Survivors include her two daughters, Renee Kress and Shelly Horn; granddaughters, Megan and Kaylan Nelson; sister, Carmen Harrison; brother, Tom Wellington; aunt, Sylvia Hansen; and numerous cousins.

She was preceded in death by her son, Monty Nelson; and brother, Roy Carnell.

Memorial contributions may be made to the Oregon Alliance for the Mentally Ill through Coles Tribute Center, 1950 Place St., Baker City, OR 97814.

Dennis Braswell

Dennis Albert Braswell, 67, a former Baker County resident, died July 2, 2011, at Valley Medical Center in Renton, Wash.

His memorial service was July 9 at a friend’s home in Renton, Wash.

Dennis was born on april 11, 1944, at Baker City to Allen and Katheryn Braswell. He was a 1962 graduate of Eagle Valley High School at Richland and a 1966 gr aduate of Oregon State University at Corvallis where he earned a bachelor’s degree in mathematics, where he was sixth in his department.

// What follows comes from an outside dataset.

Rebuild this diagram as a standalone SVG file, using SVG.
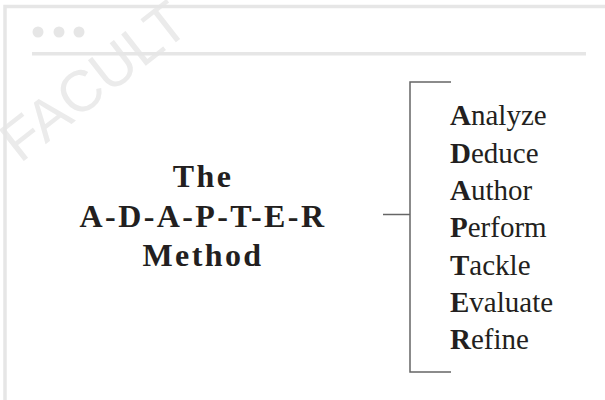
<svg xmlns="http://www.w3.org/2000/svg" width="605" height="400" viewBox="0 0 605 400">
<style>
.frame{stroke:#e6e6e6;stroke-width:3.5;fill:none}
.dot{fill:#e6e6e6}
.wm{font-family:"Liberation Sans",Arial,sans-serif;font-size:58px;fill:#ebebeb}
.title{font-family:"Liberation Serif","Times New Roman",serif;font-size:32px;font-weight:bold;fill:#231f20;letter-spacing:2.4px;text-anchor:middle}
.item{font-family:"Liberation Serif","Times New Roman",serif;font-size:29px;fill:#231f20}
.item tspan.b{font-weight:bold}
.conn{stroke:#666;stroke-width:1.5;fill:none}
</style>
<rect width="605" height="400" fill="#fff"/>
<g id="watermark">
<text class="wm" transform="translate(20,164) rotate(-38)">FACULT</text>
</g>
<g id="window">
<path class="frame" d="M5,400 V6.5 H605"/>
<line class="frame" x1="32" y1="53.7" x2="586" y2="53.7"/>
<circle class="dot" cx="38" cy="32" r="5.5"/>
<circle class="dot" cx="59" cy="32" r="5.5"/>
<circle class="dot" cx="79" cy="32" r="5.5"/>
</g>
<g id="title">
<text class="title" x="203" y="187">The</text>
<text class="title" x="203" y="227">A-D-A-P-T-E-R</text>
<text class="title" x="203" y="266">Method</text>
</g>
<g id="connectors">
<line class="conn" x1="383" y1="214.5" x2="410" y2="214.5"/>
<path class="conn" d="M451,82 H410 V372 H451"/>
</g>
<g id="list">
<text class="item" x="450" y="125"><tspan class="b">A</tspan>nalyze</text>
<text class="item" x="450" y="162.5"><tspan class="b">D</tspan>educe</text>
<text class="item" x="450" y="200"><tspan class="b">A</tspan>uthor</text>
<text class="item" x="450" y="237"><tspan class="b">P</tspan>erform</text>
<text class="item" x="450" y="274.5"><tspan class="b">T</tspan>ackle</text>
<text class="item" x="450" y="311.5"><tspan class="b">E</tspan>valuate</text>
<text class="item" x="450" y="348.5"><tspan class="b">R</tspan>efine</text>
</g>
</svg>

He married Y. Celeste Florence in 1967. The couple moved to Iowa City, where Dennis attended he University of Iowa. He earned a master’s degree in statistics in 1968. He accepted a position with Boeing in 1968 and worked as a computer programmer.

He spent his entire career with Boeing in the Puget Sound, Wash., region. He held several different positions with Boeing, which served as a primary Department of Defense contractor.

Dennis’ project work was accomplished at the highest level of security.He enjoyed a long and distinguished career with Boeing becoming a project leader.

He was well-known for his creativity and problem-solving. At one point Dennis was assigned the task of leading a team to design and equip a particular site for research and development.

At the time of his retirement from Boeing, the staff named the research and development facility “The Braswell lab.” His family was very proud of his success and achievement, while Dennis remained humble, his family said.

Dennis enjoyed reading, discussing current issues, watching horse races and playing both poker and cribbage. He enjoyed the company of his family and friends and a priority of his life was looking out for them and assuring the were well cared for.

“He was a loving husband, son, brother, father, grandfather, friend — and a not-so-loving card player,” family members said. “He will be greatly missed.”

Survivors include his wife, Celeste; sons, John Pedley-Braswell, and his wife, Carla, of Tacoma, Wash., and David Braswell and his wife, Sieko, of Renton, Wash.; daughter, Amy Braswell, of Chicago; grandson, Matthew Pedley-Braswell of Tacoma, Wash.; brother, Patrick Braswell, and his wife, Bobbie, of Baker City; sister-in-law, Mrs. Mike (Marge) Braswell of Baker City; and numerous nieces and nephews.

He was preceded in death by his parents, Allen and Katheryn Braswell; brothers, Timothy Braswell of Sparta and Michael Braswell of Baker City.